**Given material**:
• • • •

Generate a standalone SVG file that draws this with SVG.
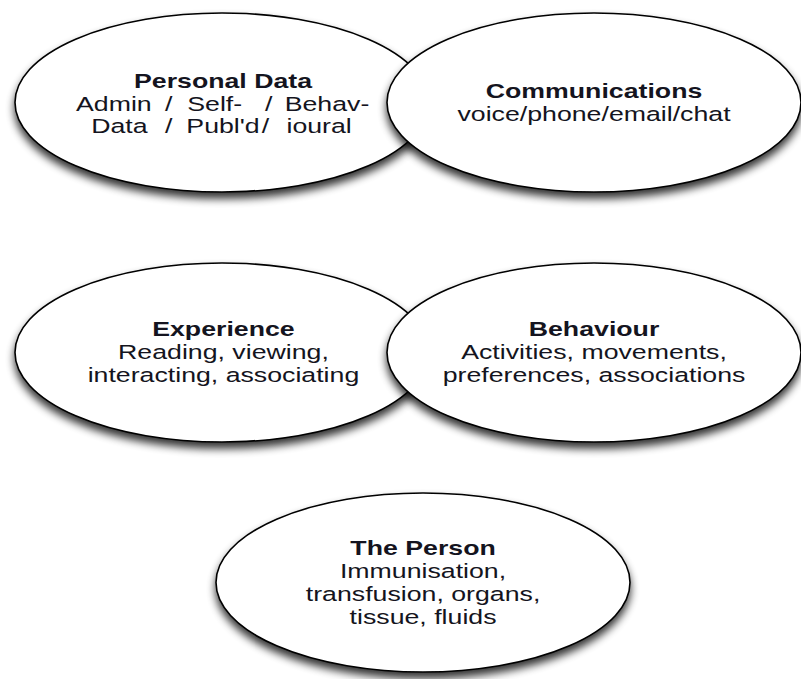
<svg xmlns="http://www.w3.org/2000/svg" width="801" height="679" viewBox="0 0 801 679">
  <defs>
    <!-- soft drop shadow under each bubble -->
    <filter id="shadow" x="-10%" y="-15%" width="120%" height="140%">
      <feGaussianBlur in="SourceAlpha" stdDeviation="4.5"/>
      <feOffset dx="0" dy="6" result="blur"/>
      <feComponentTransfer>
        <feFuncA type="linear" slope="0.8"/>
      </feComponentTransfer>
      <feMerge>
        <feMergeNode/>
        <feMergeNode in="SourceGraphic"/>
      </feMerge>
    </filter>
  </defs>
  <style>
    .bubble { fill: #ffffff; stroke: #000000; stroke-width: 1.6; filter: url(#shadow); }
    .lbl { font-family: "Liberation Sans", Arial, Helvetica, sans-serif; font-size: 19.5px; fill: #141420; }
    .c { text-anchor: middle; }
    .h { font-weight: bold; }
  </style>
  <rect width="801" height="679" fill="#ffffff"/>

  <g id="personal-data">
    <ellipse class="bubble" cx="222" cy="102.5" rx="207" ry="89.5"/>
    <g transform="scale(1.37 1)">
      <text class="lbl c h" x="162.8" y="88">Personal Data</text>
      <text class="lbl" y="111">
        <tspan x="55.5">Admin</tspan><tspan x="120.4">/</tspan><tspan x="136.7">Self-</tspan><tspan x="193.4">/</tspan><tspan x="207.8">Behav-</tspan>
      </text>
      <text class="lbl" y="133.5">
        <tspan x="66.6">Data</tspan><tspan x="120.4">/</tspan><tspan x="136">Publ'd</tspan><tspan x="191">/</tspan><tspan x="209.1">ioural</tspan>
      </text>
    </g>
  </g>

  <g id="communications">
    <ellipse class="bubble" cx="594" cy="102.5" rx="207" ry="89.5"/>
    <g transform="scale(1.37 1)">
      <text class="lbl c h" x="433.6" y="98.5">Communications</text>
      <text class="lbl c" x="433.6" y="121.5">voice/phone/email/chat</text>
    </g>
  </g>

  <g id="experience">
    <ellipse class="bubble" cx="222" cy="352.5" rx="207" ry="89.5"/>
    <g transform="scale(1.37 1)">
      <text class="lbl c h" x="163.1" y="336">Experience</text>
      <text class="lbl c" x="163.1" y="359">Reading, viewing,</text>
      <text class="lbl c" x="163.1" y="382">interacting, associating</text>
    </g>
  </g>

  <g id="behaviour">
    <ellipse class="bubble" cx="594" cy="352.5" rx="207" ry="89.5"/>
    <g transform="scale(1.37 1)">
      <text class="lbl c h" x="433.6" y="336.5">Behaviour</text>
      <text class="lbl c" x="433.6" y="359.5">Activities, movements,</text>
      <text class="lbl c" x="433.6" y="382.5">preferences, associations</text>
    </g>
  </g>

  <g id="the-person">
    <ellipse class="bubble" cx="423" cy="582.5" rx="207" ry="89.5"/>
    <g transform="scale(1.37 1)">
      <text class="lbl c h" x="308.8" y="555">The Person</text>
      <text class="lbl c" x="308.8" y="578">Immunisation,</text>
      <text class="lbl c" x="308.8" y="601">transfusion, organs,</text>
      <text class="lbl c" x="308.8" y="624">tissue, fluids</text>
    </g>
  </g>

  <g id="connectors"/>
</svg>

• • • •

Each line above is to be copied verbatim. Drop any image from the copy.

Generate a standalone SVG file that draws this with SVG.
<svg xmlns="http://www.w3.org/2000/svg" width="801" height="679" viewBox="0 0 801 679">
  <defs>
    <!-- soft drop shadow under each bubble -->
    <filter id="shadow" x="-10%" y="-15%" width="120%" height="140%">
      <feGaussianBlur in="SourceAlpha" stdDeviation="4.5"/>
      <feOffset dx="0" dy="6" result="blur"/>
      <feComponentTransfer>
        <feFuncA type="linear" slope="0.8"/>
      </feComponentTransfer>
      <feMerge>
        <feMergeNode/>
        <feMergeNode in="SourceGraphic"/>
      </feMerge>
    </filter>
  </defs>
  <style>
    .bubble { fill: #ffffff; stroke: #000000; stroke-width: 1.6; filter: url(#shadow); }
    .lbl { font-family: "Liberation Sans", Arial, Helvetica, sans-serif; font-size: 19.5px; fill: #141420; }
    .c { text-anchor: middle; }
    .h { font-weight: bold; }
  </style>
  <rect width="801" height="679" fill="#ffffff"/>

  <g id="personal-data">
    <ellipse class="bubble" cx="222" cy="102.5" rx="207" ry="89.5"/>
    <g transform="scale(1.37 1)">
      <text class="lbl c h" x="162.8" y="88">Personal Data</text>
      <text class="lbl" y="111">
        <tspan x="55.5">Admin</tspan><tspan x="120.4">/</tspan><tspan x="136.7">Self-</tspan><tspan x="193.4">/</tspan><tspan x="207.8">Behav-</tspan>
      </text>
      <text class="lbl" y="133.5">
        <tspan x="66.6">Data</tspan><tspan x="120.4">/</tspan><tspan x="136">Publ'd</tspan><tspan x="191">/</tspan><tspan x="209.1">ioural</tspan>
      </text>
    </g>
  </g>

  <g id="communications">
    <ellipse class="bubble" cx="594" cy="102.5" rx="207" ry="89.5"/>
    <g transform="scale(1.37 1)">
      <text class="lbl c h" x="433.6" y="98.5">Communications</text>
      <text class="lbl c" x="433.6" y="121.5">voice/phone/email/chat</text>
    </g>
  </g>

  <g id="experience">
    <ellipse class="bubble" cx="222" cy="352.5" rx="207" ry="89.5"/>
    <g transform="scale(1.37 1)">
      <text class="lbl c h" x="163.1" y="336">Experience</text>
      <text class="lbl c" x="163.1" y="359">Reading, viewing,</text>
      <text class="lbl c" x="163.1" y="382">interacting, associating</text>
    </g>
  </g>

  <g id="behaviour">
    <ellipse class="bubble" cx="594" cy="352.5" rx="207" ry="89.5"/>
    <g transform="scale(1.37 1)">
      <text class="lbl c h" x="433.6" y="336.5">Behaviour</text>
      <text class="lbl c" x="433.6" y="359.5">Activities, movements,</text>
      <text class="lbl c" x="433.6" y="382.5">preferences, associations</text>
    </g>
  </g>

  <g id="the-person">
    <ellipse class="bubble" cx="423" cy="582.5" rx="207" ry="89.5"/>
    <g transform="scale(1.37 1)">
      <text class="lbl c h" x="308.8" y="555">The Person</text>
      <text class="lbl c" x="308.8" y="578">Immunisation,</text>
      <text class="lbl c" x="308.8" y="601">transfusion, organs,</text>
      <text class="lbl c" x="308.8" y="624">tissue, fluids</text>
    </g>
  </g>

  <g id="connectors"/>
</svg>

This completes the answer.